Attackers are incentivised by the high concentration of Personally Identifiable Information (PII) within housing systems and the operational pressure on providers to keep essential services running, which can create leverage for extortion.

New Government Measures

The UK government has announced plans to introduce a new ransomware regime that will directly affect housing associations, particularly those delivering public housing services. Measures include:

  • A targeted ban on ransom payments for public sector and Critical National Infrastructure (CNI).

  • A payment-prevention regime, increasing oversight and accountability.

  • Mandatory incident reporting, requiring organisations to disclose ransomware incidents within 72 hours.

While these steps aim to reduce criminal incentives and improve visibility, experts warn they may also encourage attackers to pivot towards pure data theft and supply chain attacks, where ransom payments are harder to regulate.

Sector Preparedness

Despite increasing awareness, preparedness remains a weak spot across the sector. The Phoenix/National Housing Federation’s State of Cyber Security in Housing 2023 report found:

This lack of resilience is compounded by legacy IT systems, patchy third-party oversight, and growing volumes of sensitive tenant data collected under new regulatory requirements such as the Transparency, Influence and Accountability Standard.

Building Resilience

To respond to these risks, organisations are encouraged to adopt sector-specific strategies. PureCyber and the National Housing Federation highlight a number of measures to strengthen resilience:

Tenant Data Protection - minimise retention, encrypt data, and tighten access controls.

Third-Party Controls - enforce multi-factor authentication, isolate vendor access, and include security requirements in contracts.

Ransomware Readiness - maintain offline and immutable backups, segment recovery environments, and rehearse breach scenarios.

Identity & Email Hardening - adopt phishing-resistant MFA, disable legacy authentication, and monitor suspicious logins.

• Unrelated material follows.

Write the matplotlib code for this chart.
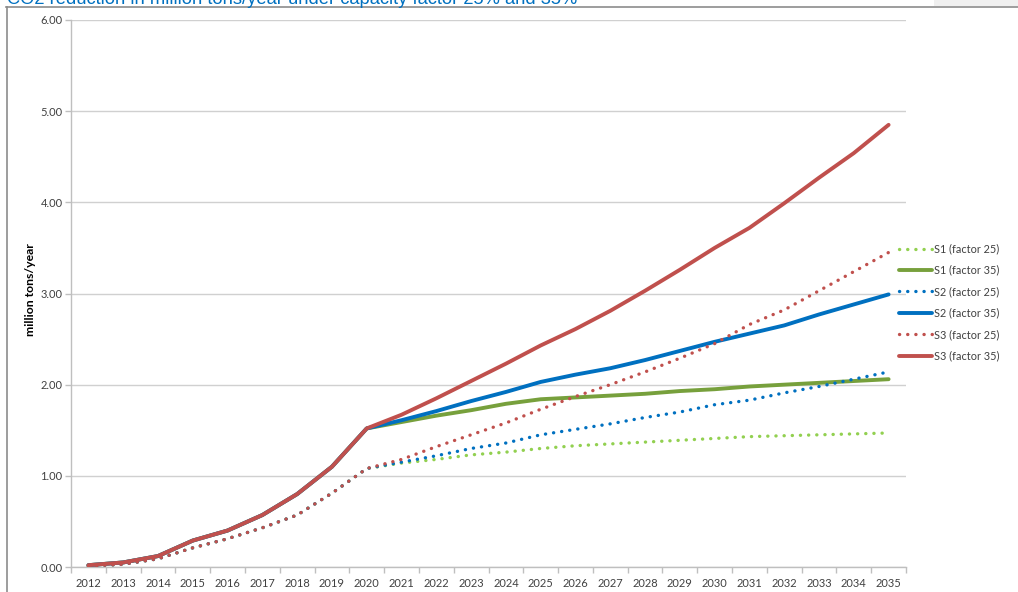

Network Segmentation - separate operational systems such as BMS and CCTV from core IT, and patch internet-facing services promptly.

Legal & Reporting Readiness - prepare for the new ransomware regime by aligning incident response, data protection, and communications functions.

Certification & Culture -achieve Cyber Essentials, invest in continuous staff training, and adopt a Zero-Trust approach to network and data access.

Securing The Sector

The cyber threat landscape facing UK housing associations in 2025 is defined by both scale and complexity. With nearly one in four providers experiencing a cyber-attack annually, the risks can no longer be regarded as hypothetical. The growing professionalism of cyber criminals, combined with the sector’s reliance on sensitive tenant data and critical operational systems, makes the housing sector a prime target for disruption and extortion.

The government’s new ransomware measures may improve accountability and reduce the likelihood of ransom payments, but they also underline that attackers will not stop. Instead, they are likely to diversify their tactics, exploiting supply chains and expanding the scope of their attacks.

For boards, this means cyber risk must be treated as a core governance issue - taken seriously as a genuine risk to both the association and their tenants. A secure housing association is one that protects tenants, reassures regulators, and sustains service continuity in the face of attack. By investing in resilience; from Zero-Trust controls and ransomware readiness to staff training and supplier management - housing associations can shift from being passive targets to active defenders.

Ultimately, strong cyber resilience is not just about compliance. It is about protecting trust, safeguarding the dignity and privacy of tenants, and enabling housing providers to continue their mission without fear of disruption.